Gunyah Goondie + Wurley: The Aboriginal Architecture of Australia is the first and only survey of Australian Indigenous architecture, spanning pre-colonial settlements to contemporary architectural design.

This beautifully assembled publication is built on decades of research and richly detailed with maps, diagrams, and photographs. Disproving common misconceptions about early Aboriginal architecture, this robust publication illustrates the scope and complexity of First Nations structures, spaces, and territories.


Marble & Metamorphosis — Rachel Cusk with Chris Kontos

'Marble, the metaphoric rock, embodies a dark paradox: it is change that produces changelessness', writes Rachel Cusk, on the creation and contradiction of marble.

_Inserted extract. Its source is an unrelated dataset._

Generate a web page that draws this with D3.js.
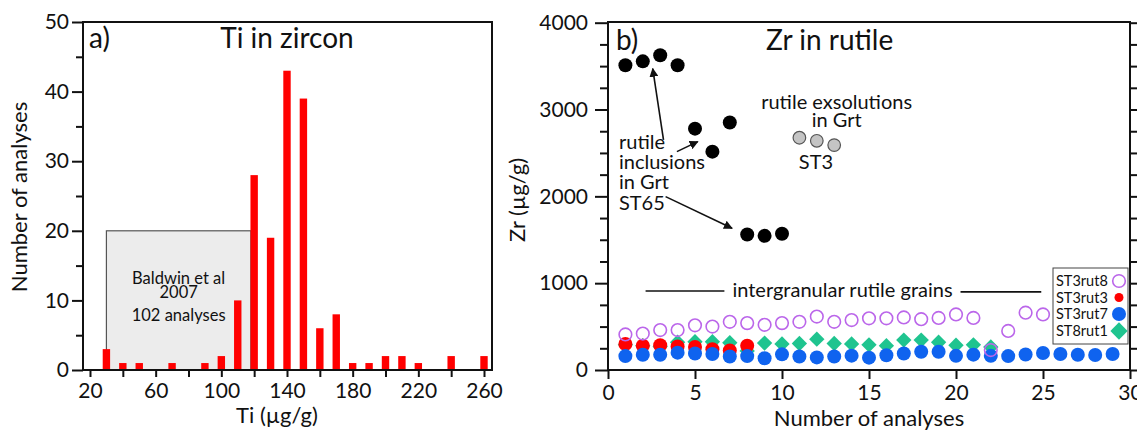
<!DOCTYPE html>
<html>
<head>
<meta charset="utf-8">
<script src="https://cdn.jsdelivr.net/npm/d3@7"></script>
<style>
  html, body { margin: 0; padding: 0; background: #fff; }
  svg { display: block; font-family: Lato, "Open Sans", sans-serif; }
</style>
</head>
<body>
<svg id="chart" width="1137" height="431"></svg>
<script>
// ---- Panel a: Ti-in-zircon histogram ----
const tiBins   = [30, 40, 50, 70, 90, 100, 110, 120, 130, 140, 150, 160, 170, 180, 190, 200, 210, 220, 240, 260];
const tiCounts = [3, 1, 1, 1, 1, 2, 10, 28, 19, 43, 39, 6, 8, 1, 1, 2, 2, 1, 2, 2];
const tiTicks      = [20, 60, 100, 140, 180, 220, 260];
const tiMinorTicks = [40, 80, 120, 160, 200, 240];
const countTicks      = [0, 10, 20, 30, 40, 50];
const countMinorTicks = [5, 15, 25, 35, 45];
// earlier study range (Ti, count)
const baldwinRange = [30, 118];
const baldwinTop   = 20;
const baldwinLines = ["Baldwin et al", "2007", "102 analyses"];

// ---- Panel b: Zr-in-rutile ----
const st65X  = [1, 2, 3, 4, 5, 6, 7, 8, 9, 10];
const st65Zr = [3510, 3555, 3625, 3510, 2780, 2515, 2850, 1560, 1545, 1570];
const st3ExsX  = [11, 12, 13];
const st3ExsZr = [2675, 2640, 2590];
const st3rut8 = [410, 420, 460, 460, 515, 500, 555, 540, 520, 540, 555, 615, 555, 575, 595, 595, 605, 585, 600, 640, 600, 230, 450, 660, 640];
const st3rut3 = [300, 280, 285, 270, 265, 240, 225, 280];
const st3rut7 = [160, 175, 175, 200, 190, 185, 155, 160, 135, 180, 155, 145, 155, 165, 142, 170, 190, 210, 210, 163, 177, 163, 160, 178, 195, 185, 175, 172, 185];
const st8rut1 = [290, 280, 270, 320, 325, 325, 315, 220, 310, 300, 305, 355, 305, 300, 290, 280, 345, 345, 320, 285, 290, 265];
const zrTicks      = [0, 1000, 2000, 3000, 4000];
const zrMinorTicks = d3.range(250, 4000, 250).filter(v => v % 1000 !== 0);
const nTicks       = [0, 5, 10, 15, 20, 25, 30];
const legendNames  = ["ST3rut8", "ST3rut3", "ST3rut7", "ST8rut1"];

const svg = d3.select("#chart");
svg.append("rect").attr("width", 1137).attr("height", 431).attr("fill", "#fff");
const ink = "#111";
const tickFs = 21, titleFs = 22, headFs = 28, annFs = 20;

// ================= Panel a =================
const A = { left: 83, right: 492, top: 22, bottom: 370 };
const xA = d3.scaleLinear().domain([15.74, 264.87]).range([A.left, A.right]);
const yA = d3.scaleLinear().domain([0, 50]).range([A.bottom, A.top]);
const gA = svg.append("g");

// grey box for previously published range
gA.append("rect")
  .attr("x", xA(baldwinRange[0])).attr("y", yA(baldwinTop))
  .attr("width", xA(baldwinRange[1]) - xA(baldwinRange[0]))
  .attr("height", yA(0) - yA(baldwinTop))
  .attr("fill", "#ececec").attr("stroke", "#555").attr("stroke-width", 1.2);

const bTextX = xA(baldwinRange[0] + (baldwinRange[1] - baldwinRange[0]) / 2);
[[12.4, 0], [10.3, 1], [7.0, 2]].forEach(([yv, i]) => {
  gA.append("text").attr("x", bTextX).attr("y", yA(yv))
    .attr("text-anchor", "middle").attr("font-size", 16.5).attr("fill", ink)
    .text(baldwinLines[i]);
});

// histogram bars
const barW = 7.4;
gA.selectAll("rect.bar").data(tiBins.map((b, i) => ({ b, c: tiCounts[i] })))
  .join("rect").attr("class", "bar")
  .attr("x", d => xA(d.b) - barW / 2)
  .attr("y", d => yA(d.c))
  .attr("width", barW)
  .attr("height", d => yA(0) - yA(d.c))
  .attr("fill", "#ff0000");

// frame
gA.append("rect").attr("x", A.left).attr("y", A.top)
  .attr("width", A.right - A.left).attr("height", A.bottom - A.top)
  .attr("fill", "none").attr("stroke", ink).attr("stroke-width", 2);

function styleAxis(g) {
  g.select(".domain").remove();
  g.selectAll(".tick line").attr("stroke", ink).attr("stroke-width", 2);
  g.selectAll(".tick text").attr("fill", ink).attr("font-size", tickFs)
    .attr("font-family", "Lato, 'Open Sans', sans-serif");
}

// axes panel a
gA.append("g").attr("transform", `translate(${A.left},0)`)
  .call(d3.axisLeft(yA).tickValues(countTicks).tickSize(11).tickPadding(3))
  .call(styleAxis);
gA.append("g").attr("transform", `translate(${A.left},0)`)
  .call(d3.axisLeft(yA).tickValues(countMinorTicks).tickSize(7).tickFormat(""))
  .call(styleAxis);
gA.append("g").attr("transform", `translate(0,${A.bottom})`)
  .call(d3.axisBottom(xA).tickValues(tiTicks).tickSize(7).tickPadding(6))
  .call(styleAxis);
gA.append("g").attr("transform", `translate(0,${A.bottom})`)
  .call(d3.axisBottom(xA).tickValues(tiMinorTicks).tickSize(7).tickFormat(""))
  .call(styleAxis);

gA.append("text").attr("x", 277).attr("y", 423)
  .attr("text-anchor", "middle").attr("font-size", titleFs).attr("fill", ink)
  .text("Ti (µg/g)");
gA.append("text").attr("transform", `translate(27,197) rotate(-90)`)
  .attr("text-anchor", "middle").attr("font-size", titleFs).attr("fill", ink)
  .text("Number of analyses");
gA.append("text").attr("x", 89).attr("y", 48).attr("font-size", headFs).attr("fill", ink).text("a)");
gA.append("text").attr("x", 287).attr("y", 48).attr("text-anchor", "middle")
  .attr("font-size", headFs).attr("fill", ink).text("Ti in zircon");

// ================= Panel b =================
const B = { left: 608, right: 1130, top: 22, bottom: 370 };
const xB = d3.scaleLinear().domain([0, 30]).range([B.left, B.right]);
const yB = d3.scaleLinear().domain([0, 4000]).range([B.bottom, B.top + 0.7]);
const gB = svg.append("g");

// frame
gB.append("rect").attr("x", B.left).attr("y", B.top)
  .attr("width", B.right - B.left).attr("height", B.bottom - B.top)
  .attr("fill", "none").attr("stroke", ink).attr("stroke-width", 2);

gB.append("g").attr("transform", `translate(${B.left},0)`)
  .call(d3.axisLeft(yB).tickValues(zrTicks).tickSize(13).tickPadding(7).tickFormat(d3.format("d")))
  .call(styleAxis);
gB.append("g").attr("transform", `translate(${B.left},0)`)
  .call(d3.axisLeft(yB).tickValues(zrMinorTicks).tickSize(8).tickFormat(""))
  .call(styleAxis);
gB.append("g").attr("transform", `translate(${B.right},0)`)
  .call(d3.axisRight(yB).tickValues(zrTicks).tickSize(13).tickFormat(""))
  .call(styleAxis);
gB.append("g").attr("transform", `translate(${B.right},0)`)
  .call(d3.axisRight(yB).tickValues(zrMinorTicks).tickSize(8).tickFormat(""))
  .call(styleAxis);
gB.append("g").attr("transform", `translate(0,${B.bottom})`)
  .call(d3.axisBottom(xB).tickValues(nTicks).tickSize(9).tickPadding(6))
  .call(styleAxis);

gB.append("text").attr("x", 869).attr("y", 426)
  .attr("text-anchor", "middle").attr("font-size", titleFs).attr("fill", ink)
  .text("Number of analyses");
gB.append("text").attr("transform", `translate(525,200) rotate(-90)`)
  .attr("text-anchor", "middle").attr("font-size", titleFs).attr("fill", ink)
  .text("Zr (µg/g)");
gB.append("text").attr("x", 616).attr("y", 50).attr("font-size", headFs).attr("fill", ink).text("b)");
gB.append("text").attr("x", 766).attr("y", 50).attr("font-size", headFs).attr("fill", ink).text("Zr in rutile");

// ST65 inclusions (black)
gB.selectAll("circle.st65").data(st65X.map((x, i) => [x, st65Zr[i]]))
  .join("circle").attr("class", "st65")
  .attr("cx", d => xB(d[0])).attr("cy", d => yB(d[1])).attr("r", 7)
  .attr("fill", "#000");

// ST3 exsolutions (grey)
gB.selectAll("circle.st3exs").data(st3ExsX.map((x, i) => [x, st3ExsZr[i]]))
  .join("circle").attr("class", "st3exs")
  .attr("cx", d => xB(d[0])).attr("cy", d => yB(d[1])).attr("r", 6.3)
  .attr("fill", "#c4c4c4").attr("stroke", "#555").attr("stroke-width", 1.2);

// intergranular grains
const green = "#1fc48f", red = "#ff0000", blue = "#0f63ef", purple = "#bb66ea";
const diamond = d3.symbol().type(d3.symbolDiamond2).size(150);
gB.selectAll("path.st8rut1").data(st8rut1.map((v, i) => [i + 1, v]))
  .join("path").attr("class", "st8rut1")
  .attr("transform", d => `translate(${xB(d[0])},${yB(d[1])})`)
  .attr("d", diamond).attr("fill", green);
gB.selectAll("circle.st3rut3").data(st3rut3.map((v, i) => [i + 1, v]))
  .join("circle").attr("class", "st3rut3")
  .attr("cx", d => xB(d[0])).attr("cy", d => yB(d[1])).attr("r", 7)
  .attr("fill", red);
gB.selectAll("circle.st3rut7").data(st3rut7.map((v, i) => [i + 1, v]))
  .join("circle").attr("class", "st3rut7")
  .attr("cx", d => xB(d[0])).attr("cy", d => yB(d[1])).attr("r", 7)
  .attr("fill", blue);
gB.selectAll("circle.st3rut8").data(st3rut8.map((v, i) => [i + 1, v]))
  .join("circle").attr("class", "st3rut8")
  .attr("cx", d => xB(d[0])).attr("cy", d => yB(d[1])).attr("r", 6.3)
  .attr("fill", "none").attr("stroke", purple).attr("stroke-width", 1.6);

// annotations
function annText(x, y, txt, anchor) {
  gB.append("text").attr("x", xB(x)).attr("y", yB(y))
    .attr("text-anchor", anchor || "start").attr("font-size", annFs).attr("fill", ink)
    .text(txt);
}
annText(0.63, 2546, "rutile");
annText(0.63, 2316, "inclusions");
annText(0.63, 2085, "in Grt");
annText(0.63, 1843, "ST65");
annText(13.14, 3007, "rutile exsolutions", "middle");
annText(13.14, 2795, "in Grt", "middle");
annText(11.95, 2316, "ST3", "middle");

svg.append("defs").append("marker")
  .attr("id", "arrow").attr("viewBox", "0 0 10 10")
  .attr("refX", 9).attr("refY", 5)
  .attr("markerWidth", 9).attr("markerHeight", 9)
  .attr("markerUnits", "userSpaceOnUse")
  .attr("orient", "auto")
  .append("path").attr("d", "M0,0 L10,5 L0,10 Z").attr("fill", ink);

const arrows = [
  [[3.19, 2650], [2.57, 3470]],
  [[3.96, 2515], [5.16, 2630]],
  [[3.31, 1997], [7.13, 1632]]
];
arrows.forEach(([s, e]) => {
  gB.append("line")
    .attr("x1", xB(s[0])).attr("y1", yB(s[1]))
    .attr("x2", xB(e[0])).attr("y2", yB(e[1]))
    .attr("stroke", ink).attr("stroke-width", 1.6)
    .attr("marker-end", "url(#arrow)");
});

// intergranular label with leader lines
gB.append("line").attr("x1", xB(2.16)).attr("x2", xB(6.69))
  .attr("y1", yB(910)).attr("y2", yB(910)).attr("stroke", ink).attr("stroke-width", 1.6);
gB.append("line").attr("x1", xB(20.26)).attr("x2", xB(24.9))
  .attr("y1", yB(900)).attr("y2", yB(900)).attr("stroke", ink).attr("stroke-width", 1.6);
annText(7.15, 841, "intergranular rutile grains");

// legend
const lg = gB.append("g");
lg.append("rect").attr("x", 1053).attr("y", 268).attr("width", 75).attr("height", 76)
  .attr("fill", "#fff").attr("stroke", "#444").attr("stroke-width", 1);
const rowsY = [281, 297.5, 314, 331];
legendNames.forEach((n, i) => {
  lg.append("text").attr("x", 1056).attr("y", rowsY[i]).attr("dy", "0.35em")
    .attr("font-size", 14.5).attr("fill", ink).text(n);
});
lg.append("circle").attr("cx", 1119).attr("cy", rowsY[0]).attr("r", 6.3)
  .attr("fill", "none").attr("stroke", purple).attr("stroke-width", 1.6);
lg.append("circle").attr("cx", 1119).attr("cy", rowsY[1]).attr("r", 4.5).attr("fill", red);
lg.append("circle").attr("cx", 1119).attr("cy", rowsY[2]).attr("r", 7).attr("fill", blue);
lg.append("path").attr("transform", `translate(1119,${rowsY[3]})`)
  .attr("d", d3.symbol().type(d3.symbolDiamond2).size(190)).attr("fill", green);
</script>
</body>
</html>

Marble and Metamorphosis is an essay on the history, symbolism, and materiality of marble, accompanied by photographs by Chris Kontos.

A slim and elegant publication for lovers of Cusk’s intricate, crisp prose.  


Shelley Lasica: When I Am Not There Hannah Mathews (ed.)

Shelly Lasica: When I am Not There is the first monograph to be published on an Australian choreographer.

Published by MUMA and Monash University Publishing as an accompaniment to Lasica’s eponymous exhibition, this delicate publication spans four decades of Lasica’s performance practice. Lasica’s work is underscored by an interdisciplinary curiosity, she is the first Australian dance artist to be signed to a commercial gallery and her work softens the division between performance and exhibition. Beautifully edited by curator Hannah Mathews, this substantial monograph examines the archives of one of Australia’s most thoughtful dance artists. 


Dreaming the Land: Aboriginal Art from Remote Australia — Marie Geissler

Dreaming the Land is a comprehensive survey of Indigenous artists from remote Australia, notably the Kimberley and Arnhem land.

This rich and ample publication profiles 100 artists, detailing their processes, history, and beliefs. With illuminating written contributions from Margot Neale and Djon Mundine, this is an ambitious and valuable resource. 


Letters to Gwen John — Celia Paul 

“Dearest Gwen, I know this letter to you is an artifice. I know you are dead and that I’m alive and that no usual communication is possible between us but, as my mother used to say, ‘Time is a strange substance’; and who knows really, with our time bound comprehension of the world, whether there might be some channel with which we can speak to each other, if we only knew how: like tuning a radio so that the crackling sound of airwaves is slipstreamed into words.”

So begins Celia Paul’s imagined correspondence to Welsh painter Gwen John, whose life and work she sees as parallel to her own. Paul stretches artlessly back in time and space to John, drawing comfort and companionship from her intimate and poetic correspondence. An illuminating portrait of two intensely committed painters whose creative life was built on their own terms. 


Speak the Wind — Hoda Afshar

An exquisite photobook by Melbourne-based Iranian artist Hoda Afshar that observes the customs on the islands in the strait of Hormuz.

There is a belief that the wind blowing through the Persian Gulf can possess people, causing illness and misfortune. The islanders perform an array of rituals to alleviate the harm caused by the wind, documented by Afshar in its surreal beauty and complexity. Afshar photographs the scuplted mountains and the soft tinctures of the desert, materialising the wind and giving it form. A beguiling narrative of ritual, landscape, and the long shadow of colonialism.


Eikoh Hosoe — Yasufumi Nakamori (ed.) 

An extraordinary monograph on the pioneer of expressionistic post-war Japanese photography, edited, designed, and produced under Eikoh Hosoe’s direction. This publication features a broad swathe of the artists works, including his collaborations with infamous writer Yukio Mishima and Butoh dancer Tatsumi Hijikata.

A lush and detailed publication bound in vermillion cloth with exceptional photographic reproductions; an honourable 2022 mention, as it was actually published in the twilight of 2021!